** Start **

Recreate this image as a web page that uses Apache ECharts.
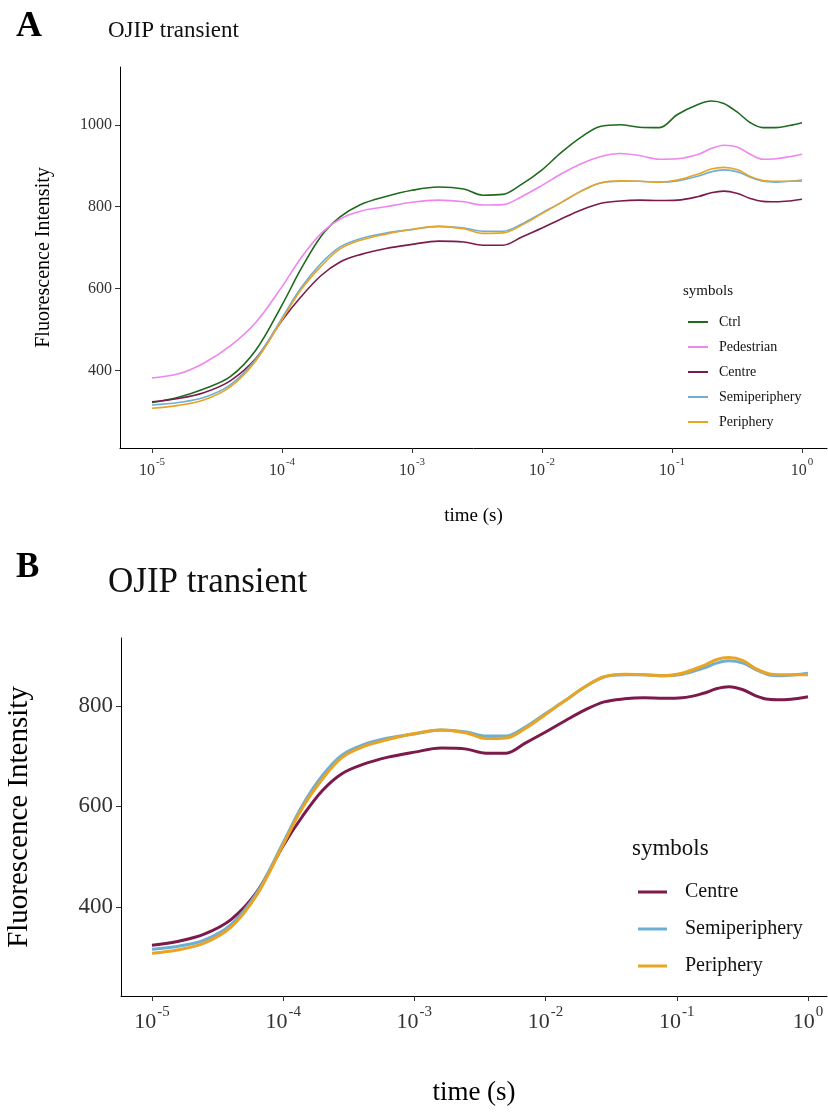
<!DOCTYPE html>
<html>
<head>
<meta charset="utf-8">
<script src="https://cdn.jsdelivr.net/npm/echarts@6/dist/echarts.min.js"></script>
<style>
  html, body { margin: 0; padding: 0; background: #fff; }
  #chart { width: 828px; height: 1112px; }
</style>
</head>
<body>
<div id="chart"></div>
<script>
// Sampling times of the OJIP fluorescence rise, in seconds
const timeSec = [
  1e-5, 1.6e-5, 2.5e-5, 4e-5, 6.3e-5,
  1e-4, 1.4e-4, 2e-4, 2.8e-4, 4e-4, 6.3e-4,
  1e-3, 1.6e-3, 2.5e-3, 3.5e-3, 5e-3, 7e-3,
  1e-2, 1.4e-2, 2e-2, 2.8e-2, 4e-2, 5.6e-2, 8e-2,
  0.11, 0.16, 0.2, 0.25, 0.32, 0.4, 0.5, 0.63, 0.8, 1.0
];

// Fluorescence intensity of each group at the times above
const ctrl = [322, 335, 355, 385, 450, 560, 648, 728, 775, 805, 825, 840, 848, 843, 828, 830, 855, 890, 932, 970, 996, 1000, 994, 993, 1025, 1050, 1058, 1052, 1030, 1005, 993, 993, 998, 1005];
const pedestrian = [382, 392, 418, 460, 518, 605, 675, 735, 770, 789, 800, 811, 816, 812, 804, 805, 825, 852, 880, 905, 922, 930, 925, 916, 917, 928, 942, 950, 945, 928, 916, 917, 922, 928];
const centre = [324, 332, 346, 375, 430, 522, 580, 632, 665, 683, 698, 708, 716, 714, 706, 706, 726, 748, 770, 792, 808, 814, 816, 815, 816, 825, 834, 838, 832, 820, 813, 812, 814, 818];
const semiperiphery = [316, 322, 334, 365, 428, 528, 602, 662, 702, 722, 736, 744, 752, 748, 740, 740, 758, 785, 810, 838, 858, 862, 862, 860, 863, 875, 885, 890, 885, 872, 862, 860, 862, 865];
const periphery = [308, 315, 328, 360, 424, 524, 597, 655, 697, 718, 733, 745, 752, 746, 735, 736, 755, 783, 810, 838, 858, 863, 862, 860, 865, 880, 892, 896, 890, 874, 864, 862, 862, 862];

// Axis ticks
const decadeTicks = [-5, -4, -3, -2, -1, 0];
const yTicksA = [400, 600, 800, 1000];
const yTicksB = [400, 600, 800];

const groupNamesA = ['Ctrl', 'Pedestrian', 'Centre', 'Semiperiphery', 'Periphery'];
const groupNamesB = ['Centre', 'Semiperiphery', 'Periphery'];

const colors = {
  Ctrl: '#1f6a1f',
  Pedestrian: '#ee86ee',
  Centre: '#7c1a4b',
  Semiperiphery: '#6eaed4',
  Periphery: '#e9a424'
};
const valuesByName = {
  Ctrl: ctrl,
  Pedestrian: pedestrian,
  Centre: centre,
  Semiperiphery: semiperiphery,
  Periphery: periphery
};

const serif = 'Liberation Serif, Times New Roman, serif';

function pairs(vals) {
  return timeSec.map((t, i) => [Math.log10(t), vals[i]]);
}

function decadeAxis(gridIndex, min, max, fs, supFs, margin, nameFs, nameGap) {
  return {
    type: 'value',
    gridIndex: gridIndex,
    min: min,
    max: max,
    name: 'time (s)',
    nameLocation: 'middle',
    nameGap: nameGap,
    nameTextStyle: { fontFamily: serif, fontSize: nameFs, color: '#000' },
    splitLine: { show: false },
    axisLine: { onZero: false, lineStyle: { color: '#000', width: 1 } },
    axisTick: { customValues: decadeTicks, length: 5, lineStyle: { color: '#333' } },
    axisLabel: {
      customValues: decadeTicks,
      margin: margin,
      formatter: v => '{b|10}{s|' + (Math.round(v) === 0 ? '0' : String(Math.round(v))) + '}',
      rich: {
        b: { fontFamily: serif, fontSize: fs, color: '#333', lineHeight: fs + 6, verticalAlign: 'bottom' },
        s: { fontFamily: serif, fontSize: supFs, color: '#333', lineHeight: fs + 6, verticalAlign: 'top', padding: [0, 0, fs * 0.55, 1] }
      }
    }
  };
}

function valueAxis(gridIndex, min, max, ticks, fs, nameFs, nameGap) {
  return {
    type: 'value',
    gridIndex: gridIndex,
    min: min,
    max: max,
    name: 'Fluorescence Intensity',
    nameLocation: 'middle',
    nameGap: nameGap,
    nameTextStyle: { fontFamily: serif, fontSize: nameFs, color: '#000' },
    splitLine: { show: false },
    axisLine: { show: true, onZero: false, lineStyle: { color: '#000', width: 1 } },
    axisTick: { show: true, customValues: ticks, length: 5, lineStyle: { color: '#333' } },
    axisLabel: { customValues: ticks, margin: 8, fontFamily: serif, fontSize: fs, color: '#333', formatter: v => String(v) }
  };
}

const series = [];
groupNamesA.forEach(n => {
  series.push({
    name: n, type: 'line', xAxisIndex: 0, yAxisIndex: 0,
    data: pairs(valuesByName[n]), smooth: 0.35, symbol: 'none',
    lineStyle: { color: colors[n], width: 1.6 }, itemStyle: { color: colors[n] }
  });
});
groupNamesB.forEach(n => {
  series.push({
    name: n, type: 'line', xAxisIndex: 1, yAxisIndex: 1,
    data: pairs(valuesByName[n]), smooth: 0.35, symbol: 'none',
    lineStyle: { color: colors[n], width: 3 }, itemStyle: { color: colors[n] }
  });
});

const option = {
  animation: false,
  backgroundColor: '#fff',
  title: [
    { text: 'A', left: 11, top: 4, textStyle: { fontFamily: serif, fontSize: 36, fontWeight: 'bold', color: '#000' } },
    { text: 'OJIP transient', left: 103, top: 14, textStyle: { fontFamily: serif, fontSize: 23, fontWeight: 'normal', color: '#111' } },
    { text: 'symbols', left: 678, top: 279, textStyle: { fontFamily: serif, fontSize: 15, fontWeight: 'normal', color: '#111' } },
    { text: 'B', left: 11, top: 545, textStyle: { fontFamily: serif, fontSize: 35, fontWeight: 'bold', color: '#000' } },
    { text: 'OJIP transient', left: 103, top: 560, textStyle: { fontFamily: serif, fontSize: 35, fontWeight: 'normal', color: '#111' } },
    { text: 'symbols', left: 627, top: 832, textStyle: { fontFamily: serif, fontSize: 23, fontWeight: 'normal', color: '#111' } }
  ],
  legend: [
    {
      data: groupNamesA, orient: 'vertical', left: 683, top: 309,
      icon: 'rect', itemWidth: 20, itemHeight: 2, itemGap: 9,
      textStyle: { fontFamily: serif, fontSize: 14, color: '#111', lineHeight: 16, padding: [0, 0, 0, 6] },
      selectedMode: false
    },
    {
      data: groupNamesB, orient: 'vertical', left: 633, top: 875,
      icon: 'rect', itemWidth: 29, itemHeight: 3, itemGap: 13,
      textStyle: { fontFamily: serif, fontSize: 20, color: '#111', lineHeight: 24, padding: [0, 0, 0, 13] },
      selectedMode: false
    }
  ],
  grid: [
    { left: 120, top: 67, width: 707, height: 381, outerBoundsMode: 'none', containLabel: false },
    { left: 121, top: 638, width: 706, height: 358, outerBoundsMode: 'none', containLabel: false }
  ],
  xAxis: [
    decadeAxis(0, -5.246, 0.192, 16, 11, 9, 19, 59),
    decadeAxis(1, -5.236, 0.145, 22, 15, 9, 27, 83)
  ],
  yAxis: [
    valueAxis(0, 211, 1141, yTicksA, 16, 20, 66),
    valueAxis(1, 223, 935, yTicksB, 23, 29, 87)
  ],
  series: series
};

const chart = echarts.init(document.getElementById('chart'), null, { renderer: 'canvas' });
chart.setOption(option);
</script>
</body>
</html>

** End **

What you are asked to do: Starting at the first line of the material, output exactly the lines up to and including the one with "const groupNamesB = ['Centre', 'Semiperiphery', 'Periphery'];". Do not include the pictures.

Solution:
Recreate this image as a web page that uses Apache ECharts.
<!DOCTYPE html>
<html>
<head>
<meta charset="utf-8">
<script src="https://cdn.jsdelivr.net/npm/echarts@6/dist/echarts.min.js"></script>
<style>
  html, body { margin: 0; padding: 0; background: #fff; }
  #chart { width: 828px; height: 1112px; }
</style>
</head>
<body>
<div id="chart"></div>
<script>
// Sampling times of the OJIP fluorescence rise, in seconds
const timeSec = [
  1e-5, 1.6e-5, 2.5e-5, 4e-5, 6.3e-5,
  1e-4, 1.4e-4, 2e-4, 2.8e-4, 4e-4, 6.3e-4,
  1e-3, 1.6e-3, 2.5e-3, 3.5e-3, 5e-3, 7e-3,
  1e-2, 1.4e-2, 2e-2, 2.8e-2, 4e-2, 5.6e-2, 8e-2,
  0.11, 0.16, 0.2, 0.25, 0.32, 0.4, 0.5, 0.63, 0.8, 1.0
];

// Fluorescence intensity of each group at the times above
const ctrl = [322, 335, 355, 385, 450, 560, 648, 728, 775, 805, 825, 840, 848, 843, 828, 830, 855, 890, 932, 970, 996, 1000, 994, 993, 1025, 1050, 1058, 1052, 1030, 1005, 993, 993, 998, 1005];
const pedestrian = [382, 392, 418, 460, 518, 605, 675, 735, 770, 789, 800, 811, 816, 812, 804, 805, 825, 852, 880, 905, 922, 930, 925, 916, 917, 928, 942, 950, 945, 928, 916, 917, 922, 928];
const centre = [324, 332, 346, 375, 430, 522, 580, 632, 665, 683, 698, 708, 716, 714, 706, 706, 726, 748, 770, 792, 808, 814, 816, 815, 816, 825, 834, 838, 832, 820, 813, 812, 814, 818];
const semiperiphery = [316, 322, 334, 365, 428, 528, 602, 662, 702, 722, 736, 744, 752, 748, 740, 740, 758, 785, 810, 838, 858, 862, 862, 860, 863, 875, 885, 890, 885, 872, 862, 860, 862, 865];
const periphery = [308, 315, 328, 360, 424, 524, 597, 655, 697, 718, 733, 745, 752, 746, 735, 736, 755, 783, 810, 838, 858, 863, 862, 860, 865, 880, 892, 896, 890, 874, 864, 862, 862, 862];

// Axis ticks
const decadeTicks = [-5, -4, -3, -2, -1, 0];
const yTicksA = [400, 600, 800, 1000];
const yTicksB = [400, 600, 800];

const groupNamesA = ['Ctrl', 'Pedestrian', 'Centre', 'Semiperiphery', 'Periphery'];
const groupNamesB = ['Centre', 'Semiperiphery', 'Periphery'];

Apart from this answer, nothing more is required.